Back in April of 2017 Bitcoin.com launched a notary service that was based on top of the bitcoin core (BTC) blockchain. However, due to the transaction bottleneck and extremely high fees, the notary service became unsustainable. Now Bitcoin.com has re-launched the notary using the bitcoin cash (BCH) blockchain, and anyone in the world can prove ownership for only 0.0005 BCH (about $0.97).
Verify Essential Documents Using the Bitcoin Cash Blockchain
This week Bitcoin.com has re-launched the blockchain-based notary service that was once tethered to the bitcoin core blockchain. Unfortunately, the service did not work correctly because of transaction backlog, and high network fees to verify documents. Now the infrastructure is tied to the bitcoin cash blockchain making document verification extremely cheap, and fees are practically non-existent. Right now a user can upload a document for only 0.0005 BCH ($0.97), and the network transaction fee is less than a penny. (It’s important to note that records don’t actually “exist” on the chain per say, it is merely timestamped encrypted data that is tied to the file that’s processed into a valid BCH transaction.) Not only that but the proof will be verified in less than ten minutes, and you can rest assure the notarization service will be validated.
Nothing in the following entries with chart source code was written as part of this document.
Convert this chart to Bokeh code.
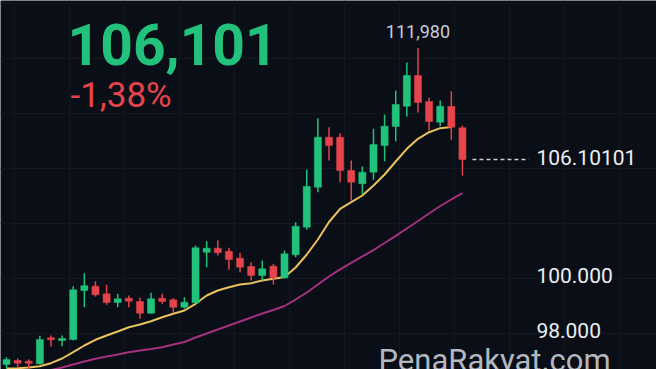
import numpy as np
from bokeh.plotting import figure
from bokeh.models import ColumnDataSource, Range1d, Label, Grid, FixedTicker
from bokeh.core.properties import value
from bokeh.embed import file_html
from bokeh.resources import INLINE

# ---------------- data ----------------
opens = [96.782, 96.927, 96.902, 96.807, 97.753, 97.655, 97.691, 99.473, 99.629, 99.353,
         99.036, 99.193, 99.073, 98.647, 99.193, 99.135, 98.865, 99.025, 100.865, 101.011,
         100.902, 100.647, 100.345, 100.018, 100.356, 99.935, 100.771, 101.775, 103.229, 105.047,
         105.047, 103.836, 103.353, 103.775, 104.745, 105.436, 106.175, 107.291, 106.345, 105.593,
         106.164, 105.389]
closes = [96.964, 96.829, 96.829, 97.691, 97.680, 97.727, 99.498, 99.644, 99.316, 99.036,
          99.171, 99.084, 98.647, 99.171, 99.073, 98.865, 99.047, 101.025, 101.011, 100.844,
          100.600, 100.320, 100.018, 100.262, 99.935, 100.807, 101.811, 103.255, 105.047, 104.745,
          103.836, 103.411, 103.775, 104.782, 105.447, 106.236, 107.291, 106.309, 105.618, 106.175,
          105.411, 104.236]
highs = [97.047, 97.000, 96.964, 97.825, 97.836, 97.836, 99.629, 100.102, 99.811, 99.680,
         99.353, 99.291, 99.207, 99.389, 99.353, 99.193, 99.229, 101.109, 101.265, 101.291,
         101.025, 100.844, 100.502, 100.564, 100.444, 100.927, 101.956, 103.873, 105.738, 105.411,
         105.193, 104.200, 103.982, 105.353, 105.873, 106.745, 107.764, 108.291, 106.480, 106.382,
         106.720, 105.473]
lows = [96.636, 96.673, 96.636, 96.782, 97.436, 97.447, 97.655, 98.865, 99.255, 98.953,
        98.865, 98.865, 98.444, 98.625, 98.989, 98.647, 98.807, 99.000, 100.320, 100.745,
        100.225, 100.138, 99.836, 99.836, 99.691, 99.909, 100.684, 101.680, 103.047, 104.200,
        103.411, 102.745, 102.964, 103.498, 104.175, 104.891, 105.800, 105.945, 105.291, 105.447,
        104.953, 103.655]
nan = float("nan")
ma_fast = [96.636, 96.647, 96.673, 96.720, 96.829, 97.000, 97.229, 97.473, 97.680, 97.836,
           97.982, 98.138, 98.236, 98.356, 98.502, 98.625, 98.745, 98.989, 99.291, 99.473,
           99.593, 99.691, 99.738, 99.836, 99.898, 99.964, 100.309, 100.782, 101.327, 101.964,
           102.444, 102.684, 102.927, 103.291, 103.691, 104.164, 104.625, 104.989, 105.229, 105.375,
           105.418, nan]
ma_slow = [nan, nan, nan, nan, 96.582, 96.673, 96.782, 96.891, 96.989, 97.073,
           97.145, 97.229, 97.291, 97.345, 97.411, 97.509, 97.600, 97.764, 97.909, 98.055,
           98.200, 98.345, 98.491, 98.636, 98.764, 98.909, 99.145, 99.400, 99.691, 99.982,
           100.244, 100.480, 100.716, 100.945, 101.200, 101.462, 101.727, 102.000, 102.273, 102.545,
           102.782, 103.011]

tick_values = [98.0, 100.0]
tick_labels = ["98.000", "100.000"]
last_price_label = "106.10101"
high_label = "111,980"
headline_price = "106,101"
headline_change = "-1,38%"
watermark = "PenaRakyat.com"

# ---------------- styling ----------------
BG = "#0a0e16"
GREEN = "#22c27d"
RED = "#e5444c"
YELLOW = "#e9c25c"
PURPLE = "#a5307d"
FONT = "Roboto"

W, H = 656, 369
n = len(closes)
idx = list(range(n))

p = figure(width=W, height=H, output_backend="svg", toolbar_location=None,
           x_axis_location=None, y_axis_location=None,
           x_range=Range1d(-0.54, 58.45), y_range=Range1d(96.6, 110.018),
           min_border=0, min_border_left=0, min_border_right=0,
           min_border_top=0, min_border_bottom=0)
p.background_fill_color = BG
p.border_fill_color = BG
p.outline_line_color = None
p.center = []

# faint grid
gx = Grid(dimension=0, ticker=FixedTicker(ticks=[0.7 + 4.95 * k for k in range(-1, 13)]),
          grid_line_color="#121720", grid_line_width=1)
gy = Grid(dimension=1, ticker=FixedTicker(ticks=[95.909 + 2 * k for k in range(0, 8)]),
          grid_line_color="#121720", grid_line_width=1)
p.add_layout(gx, "center")
p.add_layout(gy, "center")

colors = [GREEN if c >= o else RED for o, c in zip(opens, closes)]
src = ColumnDataSource(dict(x=idx, o=opens, c=closes, h=highs, l=lows,
                            top=[max(a, b) for a, b in zip(opens, closes)],
                            bot=[min(a, b) for a, b in zip(opens, closes)],
                            col=colors))

# moving averages
p.line(idx, ma_slow, line_color=PURPLE, line_width=2)
p.line(idx, ma_fast, line_color=YELLOW, line_width=2)

# candles
p.segment(x0="x", y0="h", x1="x", y1="l", source=src, line_color="col", line_width=1.5)
p.vbar(x="x", top="top", bottom="bot", width=0.64, source=src,
       fill_color="col", line_color="col", line_width=0.5)

# last price dashed line + right labels
label_x = 47.65
p.segment(x0=[n - 1 + 0.9], y0=[closes[-1]], x1=[label_x - 0.7], y1=[closes[-1]],
          line_color="#c9ccd2", line_width=1.5, line_dash="4 3")
p.text(x=[label_x] * (len(tick_values) + 1), y=[closes[-1]] + tick_values,
       text=[last_price_label] + tick_labels,
       text_font=value(FONT), text_font_size="21px", text_color="#eceef1",
       text_align="left", text_baseline="middle", y_offset=[-2, 0, 0])

# max high annotation
imax = int(np.argmax(highs))
p.text(x=[imax], y=[highs[imax]], text=[high_label], text_font=value(FONT),
       text_font_size="18px", text_color="#c9ccd2", text_align="center",
       text_baseline="alphabetic", y_offset=-16)

# headline
p.add_layout(Label(x=67, y=H - 44, x_units="screen", y_units="screen", text=headline_price,
                   text_font=FONT, text_font_size="57px", text_font_style="bold",
                   text_color=GREEN, text_baseline="alphabetic"))
p.add_layout(Label(x=70, y=H - 95, x_units="screen", y_units="screen", text=headline_change,
                   text_font=FONT, text_font_size="35px", text_color=RED,
                   text_baseline="alphabetic"))
# watermark
p.add_layout(Label(x=378, y=H - 360, x_units="screen", y_units="screen", text=watermark,
                   text_font=FONT, text_font_size="31px", text_color="#b3b7bf",
                   text_baseline="alphabetic"))

open("out.html", "w").write(file_html(p, INLINE))
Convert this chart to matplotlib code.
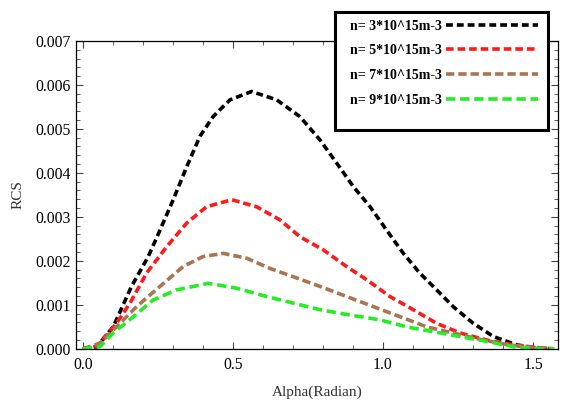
import matplotlib.pyplot as plt
from matplotlib.patches import Rectangle
from matplotlib.ticker import MultipleLocator

# data (alpha in radian, RCS)
x_n3 = [0.0, 0.046, 0.101, 0.162, 0.218, 0.257, 0.301, 0.346, 0.39, 0.434, 0.49, 0.562,
        0.646, 0.723, 0.79, 0.846, 0.901, 0.957, 1.012, 1.068, 1.123, 1.179, 1.234,
        1.301, 1.368, 1.446, 1.512, 1.57]
y_n3 = [0.0, 0.00005, 0.0005, 0.00142, 0.0021, 0.0027, 0.00339, 0.00414, 0.00483, 0.00528,
        0.00566, 0.00585, 0.00566, 0.00528, 0.00475, 0.00422, 0.00369, 0.00323, 0.0027,
        0.00217, 0.00172, 0.00134, 0.00096, 0.00058, 0.00028, 0.00009, 0.00002, 0.0]

x_n5 = [0.0, 0.046, 0.112, 0.157, 0.212, 0.279, 0.346, 0.412, 0.496, 0.579, 0.657, 0.723,
        0.801, 0.879, 0.946, 1.023, 1.101, 1.179, 1.257, 1.346, 1.434, 1.51, 1.57]
y_n5 = [0.0, 0.00005, 0.00058, 0.00104, 0.00172, 0.00232, 0.00286, 0.00323, 0.00339,
        0.00323, 0.00293, 0.00255, 0.00225, 0.00187, 0.00157, 0.00119, 0.00089, 0.00058,
        0.00036, 0.0002, 0.00009, 0.00003, 0.0]

x_n7 = [0.0, 0.057, 0.112, 0.179, 0.257, 0.334, 0.401, 0.468, 0.546, 0.623, 0.701, 0.79,
        0.879, 0.968, 1.057, 1.146, 1.234, 1.334, 1.42, 1.51, 1.57]
y_n7 = [0.0, 0.00013, 0.0005, 0.00096, 0.00142, 0.00187, 0.0021, 0.00217, 0.00206, 0.00183,
        0.00164, 0.00142, 0.00119, 0.00096, 0.00073, 0.0005, 0.00036, 0.0002, 0.00009,
        0.00002, 0.0]

x_n9 = [0.0, 0.057, 0.101, 0.168, 0.234, 0.312, 0.418, 0.512, 0.612, 0.701, 0.79, 0.89,
        0.99, 1.079, 1.168, 1.257, 1.346, 1.434, 1.51, 1.57]
y_n9 = [0.0, 0.00005, 0.00036, 0.00073, 0.00111, 0.00134, 0.00149, 0.00138, 0.00119,
        0.00104, 0.00089, 0.00077, 0.00066, 0.0005, 0.00039, 0.00028, 0.00017, 0.00005,
        0.00001, 0.0]

labels = ["n= 3*10^15m-3", "n= 5*10^15m-3", "n= 7*10^15m-3", "n= 9*10^15m-3"]

plt.rcParams['font.family'] = 'Liberation Serif'

fig = plt.figure(figsize=(5.67, 4.01), dpi=100)
ax = fig.add_axes([0.134, 0.130, 0.850, 0.768])

ax.plot(x_n3, y_n3, color='black', lw=2.6, ls=(0, (1.9, 1.1)), label=labels[0])
ax.plot(x_n5, y_n5, color='#ff1a1a', lw=2.6, ls=(0, (2.1, 1.1)), label=labels[1])
ax.plot(x_n7, y_n7, color='#a87550', lw=2.6, ls=(0, (2.3, 1.1)), label=labels[2])
ax.plot(x_n9, y_n9, color='#22ee22', lw=2.6, ls=(0, (2.6, 1.3)), label=labels[3])

ax.set_xlim(-0.023, 1.583)
ax.set_ylim(0, 0.007)
ax.xaxis.set_major_locator(MultipleLocator(0.5))
ax.xaxis.set_minor_locator(MultipleLocator(0.1))
ax.yaxis.set_major_locator(MultipleLocator(0.001))
ax.yaxis.set_minor_locator(MultipleLocator(0.0002))
ax.xaxis.set_major_formatter(plt.FormatStrFormatter('%.1f'))
ax.yaxis.set_major_formatter(plt.FormatStrFormatter('%.3f'))
ax.tick_params(which='both', direction='in', top=True, right=True, labelsize=11.3,
               color='#444444')
ax.tick_params(which='major', length=5, width=0.8)
ax.tick_params(which='minor', length=3, width=0.6)
ax.tick_params(axis='x', pad=6)
for s in ax.spines.values():
    s.set_linewidth(0.9)

ax.set_xlabel("Alpha(Radian)", fontsize=11, labelpad=9, color='#333333')
ax.set_ylabel("RCS", fontsize=11, labelpad=8, color='#333333')

# legend box drawn by hand to match the framed block
fig.patches.append(Rectangle((335 / 567, 1 - 130 / 401), 213 / 567, 118 / 401,
                             transform=fig.transFigure, fill=True, facecolor='white',
                             edgecolor='black', lw=2.2, zorder=5))
leg = fig.legend(loc='upper left', bbox_to_anchor=(337 / 567, 1 - 7 / 401),
                 frameon=False, markerfirst=False, handlelength=6.6, handletextpad=0.35,
                 labelspacing=0.85, prop={'weight': 'bold', 'size': 10})
leg.set_zorder(6)

fig.savefig('out.png', dpi=100)
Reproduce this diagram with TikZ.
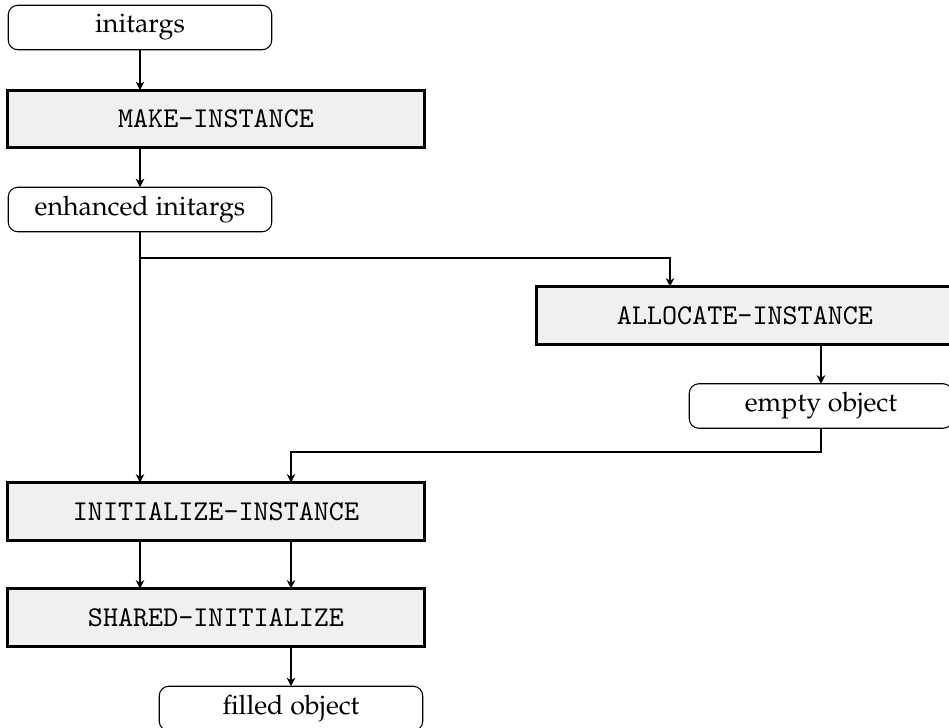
\documentclass[tikz,border=0pt]{standalone}
\usetikzlibrary{arrows.meta}
\begin{document}
\begin{tikzpicture}[x=0.373pt,y=-0.373pt,
  every node/.style={inner sep=0pt, outer sep=0pt},
  procbox/.style={draw, line width=1.1pt, fill=black!6, minimum width=155.5pt, minimum height=21.5pt, font=\fontsize{10.7}{12}\ttfamily},
  databox/.style={draw, line width=0.4pt, rounded corners=3.6pt, fill=white, minimum width=98.3pt, minimum height=16.6pt, font=\fontencoding{OT1}\fontfamily{ppl}\fontsize{10}{12}\selectfont},
  conn/.style={line width=0.4pt, -{Stealth[length=3.2pt,width=3.2pt,inset=1pt]}}]
\useasboundingbox (0,0) rectangle (949,728);
\node[databox] (init) at (140,27.5) {initargs};
\node[procbox] (make) at (216,119) {MAKE-INSTANCE};
\node[databox] (enh) at (140,209.5) {enhanced initargs};
\node[procbox] (alloc) at (745,315.5) {ALLOCATE-INSTANCE};
\node[databox] (empty) at (821,406) {empty object};
\node[procbox] (initinst) at (216,511.5) {INITIALIZE-INSTANCE};
\node[procbox] (shared) at (216,617.5) {SHARED-INITIALIZE};
\node[databox] (filled) at (291,708.5) {filled object};
\coordinate (br) at (140,258);
\coordinate (ba) at (670,258);
\coordinate (j) at (291,452);
\draw[conn] (init.south) -- (init.south |- make.north);
\draw[conn] (make.south -| enh.south) -- (enh.north);
\draw[conn] (enh.south) -- (enh.south |- initinst.north);
\draw[conn] (br) -- (ba) -- (ba |- alloc.north);
\draw[conn] (alloc.south -| empty.north) -- (empty.north);
\draw[conn] (empty.south) |- (j) -- (j |- initinst.north);
\draw[conn] (initinst.south -| enh.south) -- (shared.north -| enh.south);
\draw[conn] (initinst.south -| j) -- (shared.north -| j);
\draw[conn] (shared.south -| filled.north) -- (filled.north);
\end{tikzpicture}
\end{document}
For thousands of years, people used third-party sources and notaries to verify essential documents like wills, contracts, birth certificates, and deeds. Governments also operate services that offer endorsement through its own notarization entities. Now with the existence of blockchain technology, individuals and organizations can use a more autonomous tool like the BCH chain to certify a file or document. When a person utilizes the Bitcoin.com notary service the file is signed into the bitcoin cash blockchain forever.
You control your own information — your document’s contents are not stored in the blockchain or ever exposed. Prove your document existed by comparing the blockchain entry of your document’s cryptographic digest to your actual document (if and when the need arises).